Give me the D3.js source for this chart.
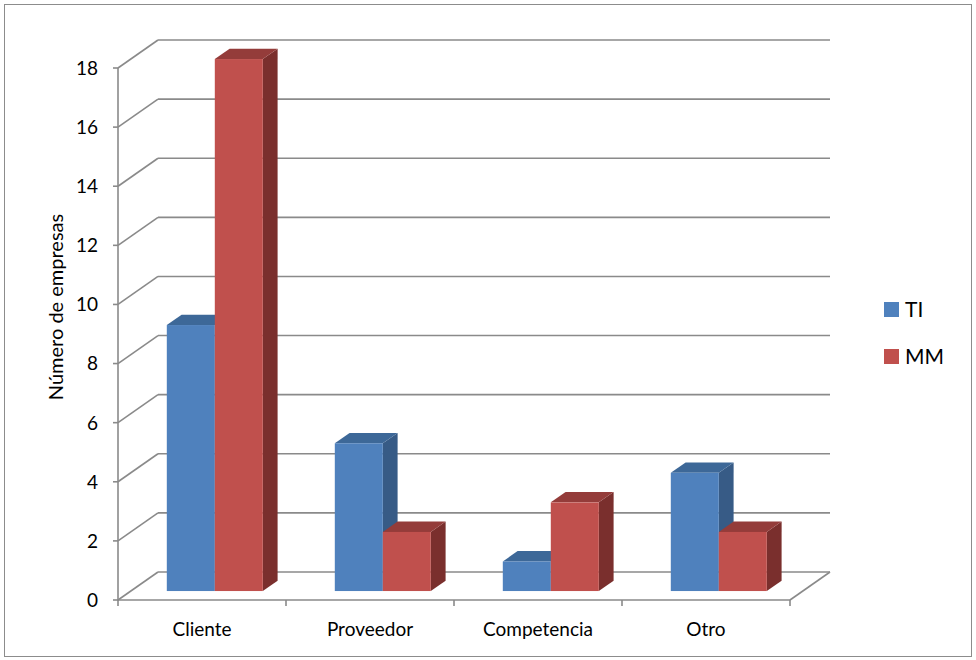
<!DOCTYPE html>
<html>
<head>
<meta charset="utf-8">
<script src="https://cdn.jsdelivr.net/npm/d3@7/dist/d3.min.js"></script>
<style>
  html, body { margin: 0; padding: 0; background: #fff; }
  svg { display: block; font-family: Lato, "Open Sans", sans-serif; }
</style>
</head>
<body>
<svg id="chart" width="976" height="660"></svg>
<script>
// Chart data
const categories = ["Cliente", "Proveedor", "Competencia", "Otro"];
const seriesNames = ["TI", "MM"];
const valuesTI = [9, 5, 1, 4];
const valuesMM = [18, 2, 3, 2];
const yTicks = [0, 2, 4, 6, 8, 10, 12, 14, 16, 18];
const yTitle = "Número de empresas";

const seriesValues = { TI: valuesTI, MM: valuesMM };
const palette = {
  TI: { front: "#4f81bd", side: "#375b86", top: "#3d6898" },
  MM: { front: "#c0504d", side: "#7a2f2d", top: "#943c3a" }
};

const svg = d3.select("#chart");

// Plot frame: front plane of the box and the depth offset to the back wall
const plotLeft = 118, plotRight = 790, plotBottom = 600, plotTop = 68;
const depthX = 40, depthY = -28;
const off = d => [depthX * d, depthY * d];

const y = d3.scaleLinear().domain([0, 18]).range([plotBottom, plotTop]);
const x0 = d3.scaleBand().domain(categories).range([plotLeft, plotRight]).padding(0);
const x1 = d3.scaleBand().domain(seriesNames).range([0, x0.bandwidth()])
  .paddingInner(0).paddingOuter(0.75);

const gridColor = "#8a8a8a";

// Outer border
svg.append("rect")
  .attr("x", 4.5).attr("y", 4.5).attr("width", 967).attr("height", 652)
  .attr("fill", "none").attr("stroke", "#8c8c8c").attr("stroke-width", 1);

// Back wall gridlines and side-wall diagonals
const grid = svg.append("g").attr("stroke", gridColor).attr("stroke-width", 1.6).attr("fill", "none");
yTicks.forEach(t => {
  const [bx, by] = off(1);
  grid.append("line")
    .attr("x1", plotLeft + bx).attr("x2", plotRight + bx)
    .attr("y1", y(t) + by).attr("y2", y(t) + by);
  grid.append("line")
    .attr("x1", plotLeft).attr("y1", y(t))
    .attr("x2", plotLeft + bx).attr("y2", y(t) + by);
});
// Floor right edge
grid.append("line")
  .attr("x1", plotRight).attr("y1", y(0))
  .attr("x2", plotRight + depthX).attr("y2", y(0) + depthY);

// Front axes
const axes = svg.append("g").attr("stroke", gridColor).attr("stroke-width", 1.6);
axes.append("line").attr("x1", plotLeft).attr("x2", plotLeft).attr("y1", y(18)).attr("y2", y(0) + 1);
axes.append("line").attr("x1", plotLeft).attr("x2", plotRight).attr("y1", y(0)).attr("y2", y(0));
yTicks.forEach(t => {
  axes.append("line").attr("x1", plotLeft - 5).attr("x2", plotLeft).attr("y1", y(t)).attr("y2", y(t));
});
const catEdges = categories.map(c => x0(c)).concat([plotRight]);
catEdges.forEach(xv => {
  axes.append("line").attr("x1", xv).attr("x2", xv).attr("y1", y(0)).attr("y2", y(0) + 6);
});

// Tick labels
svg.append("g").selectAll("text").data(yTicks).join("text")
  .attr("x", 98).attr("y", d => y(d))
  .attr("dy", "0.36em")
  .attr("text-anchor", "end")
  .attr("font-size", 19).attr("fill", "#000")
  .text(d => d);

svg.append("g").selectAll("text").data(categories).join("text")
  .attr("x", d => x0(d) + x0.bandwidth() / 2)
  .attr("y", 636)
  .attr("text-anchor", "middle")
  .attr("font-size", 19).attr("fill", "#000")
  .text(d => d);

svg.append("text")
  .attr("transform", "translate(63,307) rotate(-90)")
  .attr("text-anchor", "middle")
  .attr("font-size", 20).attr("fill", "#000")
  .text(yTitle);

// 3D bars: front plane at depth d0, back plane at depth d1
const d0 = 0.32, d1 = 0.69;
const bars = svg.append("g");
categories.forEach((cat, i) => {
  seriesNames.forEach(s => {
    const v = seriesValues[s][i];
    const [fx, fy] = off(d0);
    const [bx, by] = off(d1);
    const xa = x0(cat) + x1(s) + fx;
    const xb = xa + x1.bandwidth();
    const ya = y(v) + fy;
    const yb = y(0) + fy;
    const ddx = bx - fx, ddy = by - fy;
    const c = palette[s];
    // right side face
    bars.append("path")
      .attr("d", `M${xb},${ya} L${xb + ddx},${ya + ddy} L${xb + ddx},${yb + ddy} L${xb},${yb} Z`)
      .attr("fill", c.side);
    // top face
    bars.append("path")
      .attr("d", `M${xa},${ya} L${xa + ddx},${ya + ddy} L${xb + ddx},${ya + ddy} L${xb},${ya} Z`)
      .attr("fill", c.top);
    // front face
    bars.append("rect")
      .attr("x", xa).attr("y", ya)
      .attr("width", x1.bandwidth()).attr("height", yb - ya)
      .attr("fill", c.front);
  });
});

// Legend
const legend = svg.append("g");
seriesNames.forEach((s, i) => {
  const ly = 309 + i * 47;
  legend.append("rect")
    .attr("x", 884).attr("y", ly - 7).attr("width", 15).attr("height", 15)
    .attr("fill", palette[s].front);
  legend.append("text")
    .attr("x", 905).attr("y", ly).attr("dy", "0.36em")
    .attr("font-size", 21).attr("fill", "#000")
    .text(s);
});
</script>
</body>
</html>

******************************

### What is needed
Write out the listing above again, exactly, but with no pictures in the copy.

### Solution to this problem
Give me the D3.js source for this chart.
<!DOCTYPE html>
<html>
<head>
<meta charset="utf-8">
<script src="https://cdn.jsdelivr.net/npm/d3@7/dist/d3.min.js"></script>
<style>
  html, body { margin: 0; padding: 0; background: #fff; }
  svg { display: block; font-family: Lato, "Open Sans", sans-serif; }
</style>
</head>
<body>
<svg id="chart" width="976" height="660"></svg>
<script>
// Chart data
const categories = ["Cliente", "Proveedor", "Competencia", "Otro"];
const seriesNames = ["TI", "MM"];
const valuesTI = [9, 5, 1, 4];
const valuesMM = [18, 2, 3, 2];
const yTicks = [0, 2, 4, 6, 8, 10, 12, 14, 16, 18];
const yTitle = "Número de empresas";

const seriesValues = { TI: valuesTI, MM: valuesMM };
const palette = {
  TI: { front: "#4f81bd", side: "#375b86", top: "#3d6898" },
  MM: { front: "#c0504d", side: "#7a2f2d", top: "#943c3a" }
};

const svg = d3.select("#chart");

// Plot frame: front plane of the box and the depth offset to the back wall
const plotLeft = 118, plotRight = 790, plotBottom = 600, plotTop = 68;
const depthX = 40, depthY = -28;
const off = d => [depthX * d, depthY * d];

const y = d3.scaleLinear().domain([0, 18]).range([plotBottom, plotTop]);
const x0 = d3.scaleBand().domain(categories).range([plotLeft, plotRight]).padding(0);
const x1 = d3.scaleBand().domain(seriesNames).range([0, x0.bandwidth()])
  .paddingInner(0).paddingOuter(0.75);

const gridColor = "#8a8a8a";

// Outer border
svg.append("rect")
  .attr("x", 4.5).attr("y", 4.5).attr("width", 967).attr("height", 652)
  .attr("fill", "none").attr("stroke", "#8c8c8c").attr("stroke-width", 1);

// Back wall gridlines and side-wall diagonals
const grid = svg.append("g").attr("stroke", gridColor).attr("stroke-width", 1.6).attr("fill", "none");
yTicks.forEach(t => {
  const [bx, by] = off(1);
  grid.append("line")
    .attr("x1", plotLeft + bx).attr("x2", plotRight + bx)
    .attr("y1", y(t) + by).attr("y2", y(t) + by);
  grid.append("line")
    .attr("x1", plotLeft).attr("y1", y(t))
    .attr("x2", plotLeft + bx).attr("y2", y(t) + by);
});
// Floor right edge
grid.append("line")
  .attr("x1", plotRight).attr("y1", y(0))
  .attr("x2", plotRight + depthX).attr("y2", y(0) + depthY);

// Front axes
const axes = svg.append("g").attr("stroke", gridColor).attr("stroke-width", 1.6);
axes.append("line").attr("x1", plotLeft).attr("x2", plotLeft).attr("y1", y(18)).attr("y2", y(0) + 1);
axes.append("line").attr("x1", plotLeft).attr("x2", plotRight).attr("y1", y(0)).attr("y2", y(0));
yTicks.forEach(t => {
  axes.append("line").attr("x1", plotLeft - 5).attr("x2", plotLeft).attr("y1", y(t)).attr("y2", y(t));
});
const catEdges = categories.map(c => x0(c)).concat([plotRight]);
catEdges.forEach(xv => {
  axes.append("line").attr("x1", xv).attr("x2", xv).attr("y1", y(0)).attr("y2", y(0) + 6);
});

// Tick labels
svg.append("g").selectAll("text").data(yTicks).join("text")
  .attr("x", 98).attr("y", d => y(d))
  .attr("dy", "0.36em")
  .attr("text-anchor", "end")
  .attr("font-size", 19).attr("fill", "#000")
  .text(d => d);

svg.append("g").selectAll("text").data(categories).join("text")
  .attr("x", d => x0(d) + x0.bandwidth() / 2)
  .attr("y", 636)
  .attr("text-anchor", "middle")
  .attr("font-size", 19).attr("fill", "#000")
  .text(d => d);

svg.append("text")
  .attr("transform", "translate(63,307) rotate(-90)")
  .attr("text-anchor", "middle")
  .attr("font-size", 20).attr("fill", "#000")
  .text(yTitle);

// 3D bars: front plane at depth d0, back plane at depth d1
const d0 = 0.32, d1 = 0.69;
const bars = svg.append("g");
categories.forEach((cat, i) => {
  seriesNames.forEach(s => {
    const v = seriesValues[s][i];
    const [fx, fy] = off(d0);
    const [bx, by] = off(d1);
    const xa = x0(cat) + x1(s) + fx;
    const xb = xa + x1.bandwidth();
    const ya = y(v) + fy;
    const yb = y(0) + fy;
    const ddx = bx - fx, ddy = by - fy;
    const c = palette[s];
    // right side face
    bars.append("path")
      .attr("d", `M${xb},${ya} L${xb + ddx},${ya + ddy} L${xb + ddx},${yb + ddy} L${xb},${yb} Z`)
      .attr("fill", c.side);
    // top face
    bars.append("path")
      .attr("d", `M${xa},${ya} L${xa + ddx},${ya + ddy} L${xb + ddx},${ya + ddy} L${xb},${ya} Z`)
      .attr("fill", c.top);
    // front face
    bars.append("rect")
      .attr("x", xa).attr("y", ya)
      .attr("width", x1.bandwidth()).attr("height", yb - ya)
      .attr("fill", c.front);
  });
});

// Legend
const legend = svg.append("g");
seriesNames.forEach((s, i) => {
  const ly = 309 + i * 47;
  legend.append("rect")
    .attr("x", 884).attr("y", ly - 7).attr("width", 15).attr("height", 15)
    .attr("fill", palette[s].front);
  legend.append("text")
    .attr("x", 905).attr("y", ly).attr("dy", "0.36em")
    .attr("font-size", 21).attr("fill", "#000")
    .text(s);
});
</script>
</body>
</html>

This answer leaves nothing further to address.